La película se llama “La Duda”. Tiene como protagonistas a la maravillosa Meryl Streep, en el papel de una religiosa escrupulosa e inquisidora, y al admirado y malogrado actor Phillip Seymour-Hoffman en el papel de un sacerdote, capellán de la escuela en la que dicha religiosa trabaja.
No voy a contar aquí la película. Seguramente muchos de los lectores y lectoras de esta columna la han visto, porque fue ganadora de algunos Óscares en una no muy lejana edición del premio de la Academia. La traigo a colación porque hay una escena a la que quiero referirme.
El sacerdote ha sufrido la persecución de parte de la religiosa que, acosada por las sospechas, quiere expulsar al sacerdote de su colegio. En la Misa, es hora de que el padre predique. Desde el púlpito, el presbítero lanza una breve pero punzante homilía acerca del pecado de difamación y calumnia. “Un día, dice el sacerdote en la predicación palabras más palabras menos, se acerca una mujer a confesarse de haber proferido una calumnia contra alguien. El confesor le pone a la mujer una penitencia: vaya usted a su casa y tome una de las almohadas de su cama. Suba después al techo de su casa y acuchille la almohada. Mirará usted las plumas esparciéndose por el horizonte. Baje después y, en penitencia por su pecado, recoja usted las plumas hasta volver a dejarlas dentro de la almohada. La mujer penitente replica: pero eso será ya imposible, padre. A lo que el confesor responde: ¡pues así son las calumnias de irreparables!”. Hasta aquí la remembranza del filme.
La película me ha venido a la memoria cuando, en esta semana que pasó, intervine en una conversación a través de una red social. En el marco de un chateo ligero y frívolo yo lancé una invectiva en contra de una persona a quien no conozco, lastimando injustificadamente su honra y su buena fama.

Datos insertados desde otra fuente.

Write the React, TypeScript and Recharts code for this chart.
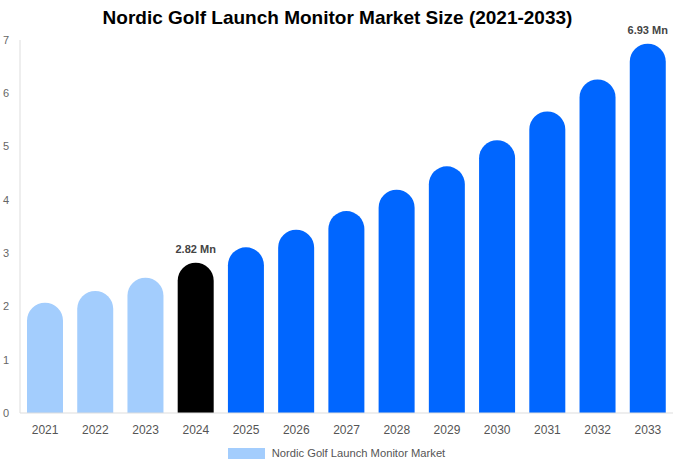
import React from "react";
import { BarChart, Bar, XAxis, YAxis, Cell, LabelList, Legend } from "recharts";

const years = ["2021","2022","2023","2024","2025","2026","2027","2028","2029","2030","2031","2032","2033"];
const values = [2.07, 2.29, 2.54, 2.82, 3.11, 3.44, 3.79, 4.19, 4.63, 5.12, 5.66, 6.26, 6.93];
const barColors = ["#a3cdfd","#a3cdfd","#a3cdfd","#000000","#0066ff","#0066ff","#0066ff","#0066ff","#0066ff","#0066ff","#0066ff","#0066ff","#0066ff"];
const labeledYears = ["2024", "2033"];
const yTicks = [0, 1, 2, 3, 4, 5, 6, 7];
const seriesName = "Nordic Golf Launch Monitor Market";
const title = "Nordic Golf Launch Monitor Market Size (2021-2033)";

const data = years.map((y, i) => ({ year: y, value: values[i] }));

const FONT = "'Liberation Sans', Arial, sans-serif";

const ValueLabel = (props: any) => {
  const { x, y, width, index } = props;
  if (!labeledYears.includes(years[index])) return null;
  return (
    <text x={x + width / 2} y={y - 10} textAnchor="middle" fontFamily={FONT} fontSize={11} fontWeight="bold" fill="#444">
      {values[index].toFixed(2)} Mn
    </text>
  );
};

const LegendContent = () => (
  <div style={{ height: 20, display: "flex", justifyContent: "center", alignItems: "center", fontFamily: FONT, fontSize: 11.2, color: "#555" }}>
    <span style={{ display: "inline-block", width: 37, height: 11, background: "#a3cdfd", marginRight: 7 }} />
    <span>{seriesName}</span>
  </div>
);

export default function App() {
  return (
    <div style={{ position: "absolute", left: 0, top: 0, width: 675, height: 469, background: "#fff" }}>
      <div style={{ position: "absolute", left: 0, top: 7, width: 675, textAlign: "center", fontFamily: FONT, fontSize: 19, fontWeight: "bold", color: "#000", zIndex: 2 }}>
        {title}
      </div>
      <BarChart width={675} height={469} data={data} margin={{ top: 40, right: 2, left: 0, bottom: 6 }} barSize={36}>
        <XAxis dataKey="year" axisLine={{ stroke: "#dddddd" }} tickLine={false} tickMargin={6} height={30}
          tick={{ fontFamily: FONT, fontSize: 12, fill: "#555" }} />
        <YAxis width={20} domain={[0, 7]} ticks={yTicks} axisLine={{ stroke: "#dddddd" }} tickLine={false} tickMargin={5}
          tick={{ fontFamily: FONT, fontSize: 11, fill: "#666" }} />
        <Legend verticalAlign="bottom" content={<LegendContent />} />
        <Bar dataKey="value" name={seriesName} radius={[18, 18, 0, 0]} isAnimationActive={false}>
          {data.map((d, i) => (
            <Cell key={d.year} fill={barColors[i]} />
          ))}
          <LabelList dataKey="value" content={<ValueLabel />} />
        </Bar>
      </BarChart>
    </div>
  );
}
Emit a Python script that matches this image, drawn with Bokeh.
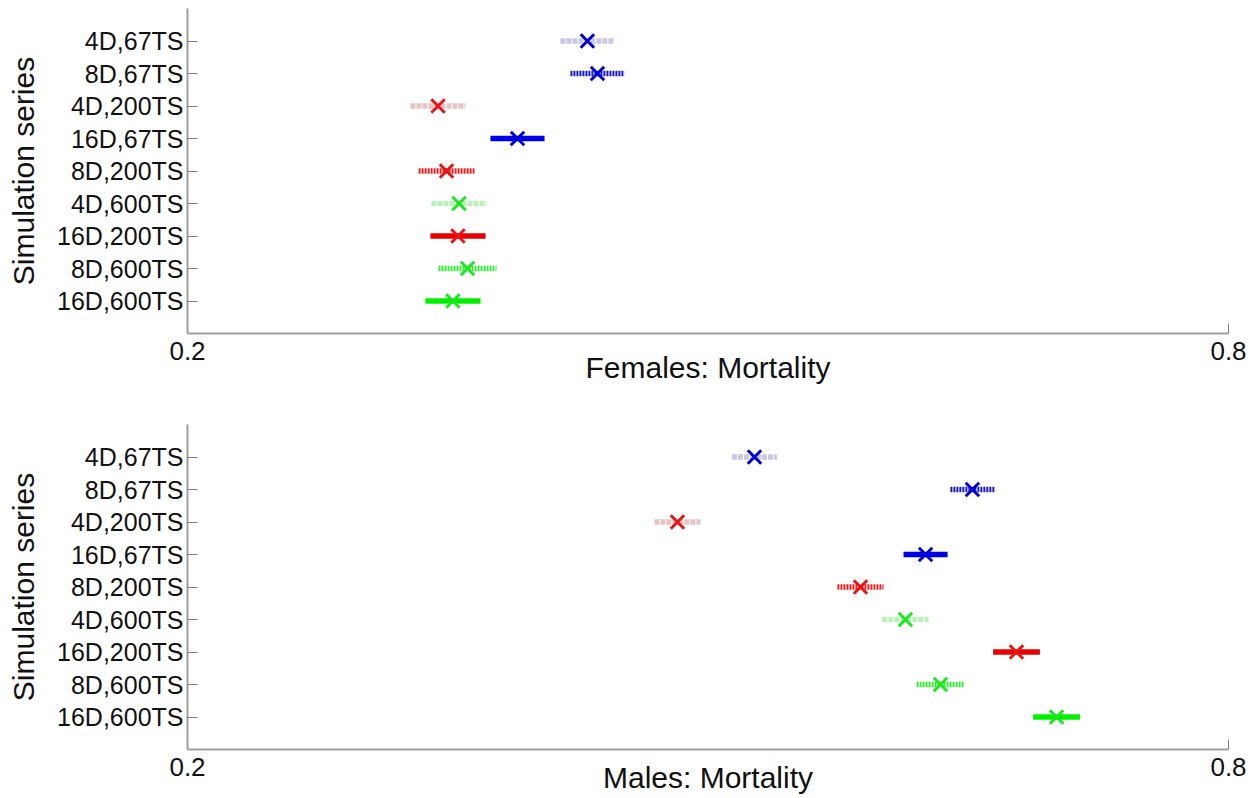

No era, no, un comentario de análisis o de crítica, sino una ligereza injustificable que resultó profundamente dañina. Estoy profundamente arrepentido de ello. Cuando la persona agredida se dirigió a mí en privado para reconvenirme caballerosamente, caí en la cuenta de la dimensión de mi acción, a todas luces vil e indigna y su nobleza, la del agredido, creció ante mis ojos.
Le he pedido perdón, pero –trayendo a cuento la anécdota de la película– sé que esto no será de ninguna manera suficiente. Nada lo será. Y como, con toda razón, la persona agredida no desea ver su nombre ligado el mío de manera pública, no me queda más que ofrecer estas disculpas públicas y anónimas en el vano intento de resarcir de alguna manera la fama que contribuí a lastimar. Esto, a pesar de que es altamente improbable que él visite y lea esta declaración. De cualquier manera, desde aquí le aseguro a dicha persona y a ustedes, pacientes lectores y lectoras de este espacio, que seré más que cuidadoso para tratar de no cometer el mismo error con nadie más. Estoy avergonzado.